Dutzende Palästinenser:innen bei von den USA und Israel unterstützten Lebensmittelverteilungszentren getötet

Dutzende Palästinenser:innen wurden am 1. Juni getötet und Hunderte weitere verletzt, als sie an neu eingerichteten Verteilungszentren der «Gaza Humanitarian Foundation» in Rafah und nahe des Netzarim-Korridors auf Lebensmittel warteten. Dies teilte das Gesundheitsministerium mit. Teams von Ärzte ohne Grenzen/Médecins Sans Frontières (MSF) beteiligten sich an der Versorgung der Verletzten, die massenhaft im Nasser-Spital in Khan Younis eintrafen. Patient:innen berichteten, dass sie aus allen Richtungen beschossen worden waren – durch Drohnen, Helikopter, Boote, Panzer und israelische Militäreinheiten am Boden.

«Die (heutigen) Ereignisse zeigen einmal mehr, dass dieses neue System der Hilfe entmenschlichend, gefährlich und äusserst ineffektiv ist.
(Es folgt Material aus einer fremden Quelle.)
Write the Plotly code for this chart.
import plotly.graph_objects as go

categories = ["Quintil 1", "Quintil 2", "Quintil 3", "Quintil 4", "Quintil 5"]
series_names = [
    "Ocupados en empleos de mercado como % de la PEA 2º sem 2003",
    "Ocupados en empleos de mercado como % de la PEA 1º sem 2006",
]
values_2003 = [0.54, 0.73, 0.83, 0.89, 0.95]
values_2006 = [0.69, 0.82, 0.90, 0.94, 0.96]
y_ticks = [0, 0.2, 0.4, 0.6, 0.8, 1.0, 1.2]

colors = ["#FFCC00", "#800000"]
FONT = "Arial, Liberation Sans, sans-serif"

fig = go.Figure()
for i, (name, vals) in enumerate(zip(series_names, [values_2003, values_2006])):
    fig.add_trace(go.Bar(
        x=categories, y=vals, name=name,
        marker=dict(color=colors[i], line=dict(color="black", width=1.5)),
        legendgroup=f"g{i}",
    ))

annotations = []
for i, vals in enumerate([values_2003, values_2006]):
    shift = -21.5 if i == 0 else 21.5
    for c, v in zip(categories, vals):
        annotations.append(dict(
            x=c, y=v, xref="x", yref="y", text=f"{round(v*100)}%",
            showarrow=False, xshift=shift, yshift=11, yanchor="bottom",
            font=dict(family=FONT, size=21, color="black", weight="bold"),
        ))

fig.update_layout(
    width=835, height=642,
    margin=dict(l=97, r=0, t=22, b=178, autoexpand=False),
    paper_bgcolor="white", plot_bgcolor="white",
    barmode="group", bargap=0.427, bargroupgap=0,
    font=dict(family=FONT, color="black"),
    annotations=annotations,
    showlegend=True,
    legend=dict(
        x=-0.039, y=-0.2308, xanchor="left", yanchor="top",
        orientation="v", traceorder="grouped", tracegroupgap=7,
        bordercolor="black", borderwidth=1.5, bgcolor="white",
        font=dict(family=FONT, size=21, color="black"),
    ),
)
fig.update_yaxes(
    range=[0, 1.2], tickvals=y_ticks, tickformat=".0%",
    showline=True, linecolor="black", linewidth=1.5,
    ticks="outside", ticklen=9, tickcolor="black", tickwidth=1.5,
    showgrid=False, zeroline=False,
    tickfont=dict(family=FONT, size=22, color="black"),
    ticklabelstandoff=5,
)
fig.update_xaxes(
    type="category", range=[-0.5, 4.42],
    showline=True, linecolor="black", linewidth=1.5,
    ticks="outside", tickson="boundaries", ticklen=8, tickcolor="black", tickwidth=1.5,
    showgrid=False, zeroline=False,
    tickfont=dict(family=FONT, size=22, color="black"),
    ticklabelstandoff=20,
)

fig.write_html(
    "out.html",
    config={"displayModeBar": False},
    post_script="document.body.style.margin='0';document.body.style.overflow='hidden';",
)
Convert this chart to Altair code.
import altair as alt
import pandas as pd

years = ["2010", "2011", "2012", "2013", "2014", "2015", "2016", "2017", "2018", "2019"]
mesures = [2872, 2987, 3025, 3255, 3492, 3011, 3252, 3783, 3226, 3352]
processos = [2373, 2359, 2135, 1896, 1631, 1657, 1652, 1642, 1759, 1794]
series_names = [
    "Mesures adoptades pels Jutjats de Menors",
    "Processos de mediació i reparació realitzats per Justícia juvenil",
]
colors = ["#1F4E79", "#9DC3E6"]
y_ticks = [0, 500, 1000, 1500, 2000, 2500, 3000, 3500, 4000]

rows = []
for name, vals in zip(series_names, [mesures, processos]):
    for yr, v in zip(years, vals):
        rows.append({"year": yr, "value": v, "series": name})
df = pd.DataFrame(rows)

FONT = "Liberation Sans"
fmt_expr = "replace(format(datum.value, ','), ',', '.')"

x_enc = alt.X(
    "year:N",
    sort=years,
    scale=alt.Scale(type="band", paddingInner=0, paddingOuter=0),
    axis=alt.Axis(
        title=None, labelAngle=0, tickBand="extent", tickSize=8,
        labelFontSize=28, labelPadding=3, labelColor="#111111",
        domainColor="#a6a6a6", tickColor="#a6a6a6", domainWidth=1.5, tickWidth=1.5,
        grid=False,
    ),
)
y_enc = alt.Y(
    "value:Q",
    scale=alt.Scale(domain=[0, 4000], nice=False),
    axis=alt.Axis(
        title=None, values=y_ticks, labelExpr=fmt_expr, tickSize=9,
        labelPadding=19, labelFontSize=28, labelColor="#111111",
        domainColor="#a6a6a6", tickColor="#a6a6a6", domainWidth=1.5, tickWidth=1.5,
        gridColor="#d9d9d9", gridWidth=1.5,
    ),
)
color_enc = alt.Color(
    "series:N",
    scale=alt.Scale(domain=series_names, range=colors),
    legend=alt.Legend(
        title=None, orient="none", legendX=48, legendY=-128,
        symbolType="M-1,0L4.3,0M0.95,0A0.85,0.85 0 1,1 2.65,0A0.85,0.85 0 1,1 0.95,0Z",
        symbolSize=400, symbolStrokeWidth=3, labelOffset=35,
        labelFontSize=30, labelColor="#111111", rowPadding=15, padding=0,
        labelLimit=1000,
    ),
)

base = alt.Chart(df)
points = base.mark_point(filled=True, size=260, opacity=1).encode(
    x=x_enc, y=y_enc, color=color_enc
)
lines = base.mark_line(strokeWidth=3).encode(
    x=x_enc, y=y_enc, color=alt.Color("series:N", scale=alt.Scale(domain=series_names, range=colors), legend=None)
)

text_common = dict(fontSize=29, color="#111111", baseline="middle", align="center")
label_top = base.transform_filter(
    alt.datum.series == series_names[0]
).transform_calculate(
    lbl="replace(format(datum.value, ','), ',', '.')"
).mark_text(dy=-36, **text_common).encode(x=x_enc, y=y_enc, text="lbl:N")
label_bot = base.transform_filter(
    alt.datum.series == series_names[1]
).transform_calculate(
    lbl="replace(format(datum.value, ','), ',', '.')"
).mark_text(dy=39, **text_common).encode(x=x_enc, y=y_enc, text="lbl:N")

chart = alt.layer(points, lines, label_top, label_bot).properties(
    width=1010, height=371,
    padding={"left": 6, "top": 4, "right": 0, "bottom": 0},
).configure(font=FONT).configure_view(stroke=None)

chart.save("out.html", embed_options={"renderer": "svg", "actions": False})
Es hat zu zivilen Toten und Verletzten geführt, die vermeidbar gewesen wären. Humanitäre Hilfe darf nur durch humanitäre Hilfsorganisationen geleistet werden, die über die Kompetenz verfügen, sie sicher und effektiv zu erbringen», erklärt Claire Manera, Notfallkoordinatorin von Ärzte ohne Grenzen. 
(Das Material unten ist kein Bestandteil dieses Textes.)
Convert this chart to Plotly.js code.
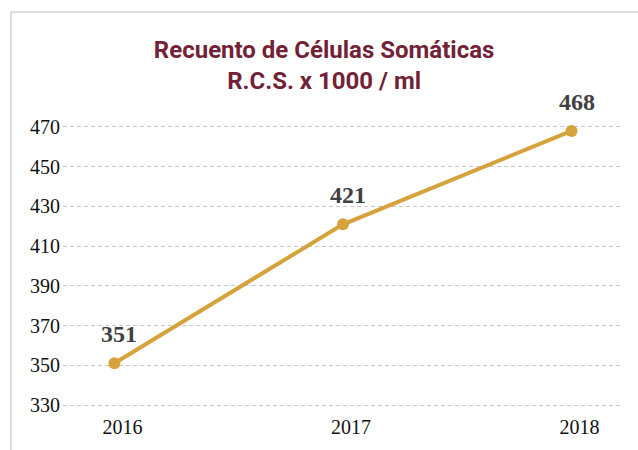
<!DOCTYPE html>
<html>
<head>
<meta charset="utf-8">
<script src="https://cdn.plot.ly/plotly-3.0.1.min.js"></script>
<style>html,body{margin:0;padding:0;background:#fff;}#chart{width:638px;height:450px;}</style>
</head>
<body>
<div id="chart"></div>
<script>
const years = ["2016", "2017", "2018"];
const rcs = [351, 421, 468];
const yTicks = [330, 350, 370, 390, 410, 430, 450, 470];

const xIdx = years.map((_, i) => i);

const trace = {
  x: xIdx,
  y: rcs,
  type: "scatter",
  mode: "lines+markers",
  line: {color: "#D6A23B", width: 4},
  marker: {color: "#D6A23B", size: 12},
  hoverinfo: "skip",
  cliponaxis: false
};

const labelAnn = rcs.map((v, i) => ({
  x: xIdx[i], y: v, xref: "x", yref: "y",
  text: String(v), showarrow: false,
  xshift: 5, yshift: 29,
  font: {family: "Liberation Serif, DejaVu Serif, serif", size: 24, color: "#404040", weight: "bold"}
}));

const layout = {
  width: 638, height: 450,
  margin: {l: 63, r: 15, t: 121, b: 39},
  paper_bgcolor: "#ffffff",
  plot_bgcolor: "#ffffff",
  showlegend: false,
  title: {
    text: "<b>Recuento de Células Somáticas<br>R.C.S. x 1000 / ml</b>",
    font: {family: "Roboto, Liberation Sans, sans-serif", size: 24, color: "#722237"},
    x: 0.508, xref: "container", xanchor: "center",
    y: 0.872, yref: "container", yanchor: "top"
  },
  xaxis: {
    range: [-0.225, 2.225],
    tickmode: "array", tickvals: xIdx, ticktext: years,
    showgrid: false, zeroline: false, showline: false, ticks: "",
    ticklabelshift: 8, ticklabelstandoff: 2,
    tickfont: {family: "Liberation Serif, DejaVu Serif, serif", size: 20, color: "#111111"},
    fixedrange: true
  },
  yaxis: {
    range: [327, 473],
    tickmode: "array", tickvals: yTicks, ticktext: yTicks.map(String),
    showgrid: true, gridcolor: "#c8c8c8", gridwidth: 1, griddash: "4px,3px",
    zeroline: false, showline: false, ticks: "",
    ticklabelstandoff: 2,
    tickfont: {family: "Liberation Serif, DejaVu Serif, serif", size: 20, color: "#111111"},
    fixedrange: true
  },
  annotations: labelAnn,
  shapes: [
    {type: "line", xref: "paper", yref: "paper", x0: -0.0929, x1: -0.0929, y0: -0.14, y1: 1.3759,
     line: {color: "#d0d0d0", width: 1.5}},
    {type: "line", xref: "paper", yref: "paper", x0: -0.0929, x1: 1.1, y0: 1.3759, y1: 1.3759,
     line: {color: "#d0d0d0", width: 1.5}}
  ]
};

Plotly.newPlot("chart", [trace], layout, {displayModeBar: false, staticPlot: true});
</script>
</body>
</html>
Teams von Ärzte ohne Grenzen im Nasser-Spital behandeln Patient:innen mit schweren Verletzungen. Einige befinden sich weiterhin in kritischem Zustand und werden operiert. Da die Blutbanken nahezu leer sind, mussten medizinische Mitarbeitende Blut spenden

«Die Gänge in den Spitälern waren voller Patient:innen. Anders als bei früheren Einsätzen, bei denen viele Frauen und Kinder betroffen waren, handelte es sich heute überwiegend um Männer. Sie lagen in den Gängen, weil die Zimmer bereits mit Verletzten überfüllt waren. Sie hatten Schusswunden an Armen und Beinen, ihre Kleidung war blutdurchtränkt», berichtet Nour Alsaqa, Kommunikationsbeauftragte von Ärzte ohne Grenzen. «Sie waren völlig verzweifelt – sie wollten nur Essen für ihre Kinder holen und kamen verletzt und mit leeren Händen zurück. Draussen hörte man Schreie, Sirenen, wir waren mit einem ununterbrochenen Strom neuer Notfallpatient:innen konfrontiert. Mitten im Chaos erhielten wir die Bestätigung, dass der Bruder eines Kollegen beim Versuch, Hilfe am Verteilungszentrum zu bekommen, getötet wurde», ergänzt sie. 

Die Leute stritten sich um fünf Paletten. Man sagte uns, wir sollen Lebensmittel holen – und dann wurde aus allen Richtungen geschossen. Ich rannte 200 Meter, bevor ich merkte, dass ich angeschossen worden war. Das ist keine Hilfe. Das ist eine Lüge. Sollen wir Essen für unsere Kinder holen – und dafür sterben?

Mansour Sami Abdi, Vater von vier Kindern

Es ist bereits das zweite Mal, dass dieses neue Verteilungssystem zu Blutvergiessen führt. Bereits am 27. Mai 2025, dem ersten Nachmittag der Ausgabe in Rafah, schossen israelische Streitkräfte auf Dutzende Menschen, während völlig unzureichende Mengen an überlebenswichtigen Gütern unter chaotischen Bedingungen verteilt wurden. 

Ich wurde um 3:10 Uhr angeschossen. Wir waren eingekesselt, und ich blutete über Stunden. Viele Männer waren bei mir. Einer versuchte, mich herauszuholen. Er wurde in den Kopf geschossen und starb auf meiner Brust. Wir waren nur wegen Essen dort – nur um zu überleben, wie alle anderen auch.

Mohammad Daghmeh, 24, ein Vertriebene aus Al-Qarara, Khan Younis

Aufgrund der vollständigen Blockade durch die israelischen Behörden seit dem 2. März ist mittlerweile laut den Vereinten Nationen die gesamte Bevölkerung in Gaza von Mangelernährung bedroht. Seit dem 19. Mai kamen nur einige Hundert Lastwagen mit Lebensmitteln in den Gazastreifen – ein völlig unzureichender Bruchteil dessen, was nötig wäre. Die über zwei Millionen Menschen, die seit drei Monaten weitgehend von Lebensmitteln, Wasser und Medikamenten abgeschnitten sind, geraten zunehmend in Verzweiflung. Das vollständige oder teilweise Blockieren humanitärer Hilfe hat die Lage aller Menschen in Gaza weiter verschärft. 

Ärzte ohne Grenzen betont, dass die Instrumentalisierung humanitärer Hilfe – mit Evakuierungsbefehlen und Bombardements, die Zivilist:innen töten – möglicherweise Verbrechen gegen die Menschlichkeit darstellen. Nur ein dauerhafter Waffenstillstand und die sofortige Öffnung der Grenzübergänge für humanitäre Hilfe – einschliesslich Lebensmitteln, medizinischer Versorgung, Treibstoff und Ausrüstung – können diese menschengemachte Katastrophe lindern.